The suggestions and guidelines presented here are the result of committee investigations and discussions with individuals from threatened programs and senior administrators who have had to deal with these matters. The information is provided in the hope that it will assist planning programs avoid and, if necessary, respond to threats to their vitality and very existence.

Planning programs that adopt strategies and tactics to deal with threats should frame those efforts in terms of goals and perceptions relevant to those who might reasonably support a particular program, as well as in terms of what is important to faculty and administrators associated with the program. External constituencies do not necessarily respond to the same issues as do faculty members and administrators.

In addition, planning programs should target specific support markets that offer promise rather than use a shotgun appeal to all conceivable supporters. For example, a large number of universities and colleges provide a planning graduate program’s matriculants, while the number of employers of the program’s graduates is probably much smaller. Moreover, the latter have a stake in the program’s output; the former have little concern about their alumni’s choices of graduate schools. In this case, a close focus to gain support may be more powerful than a scatter-shot effort.

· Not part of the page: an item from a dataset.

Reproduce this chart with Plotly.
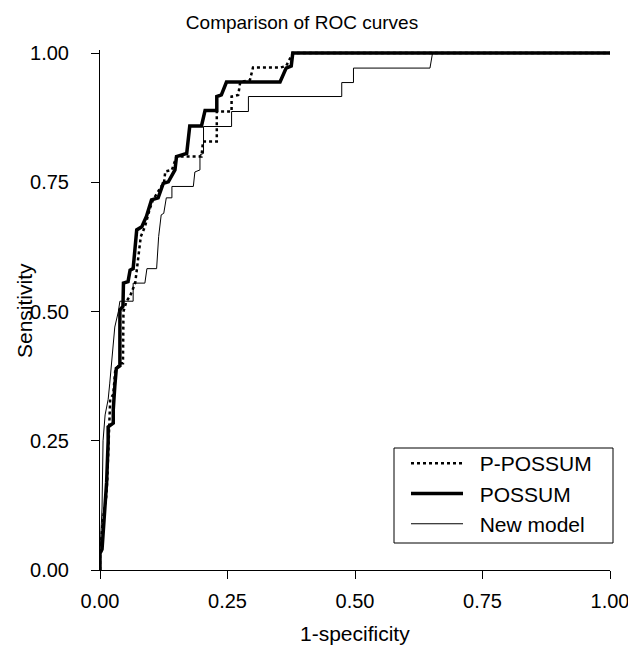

Finally, planning programs might reasonably have in mind areas for selective retrenchment should some pull back be required. If full survival does not come to pass, the program should determine which of its programs (products or services) are least contributory to its goals. The program might also prepare contingency plans that include linkages or mergers with other programs on campus or even elsewhere in the university system. By taking these actions the program can retain some semblance of control, involvement and dignity during any down sizing.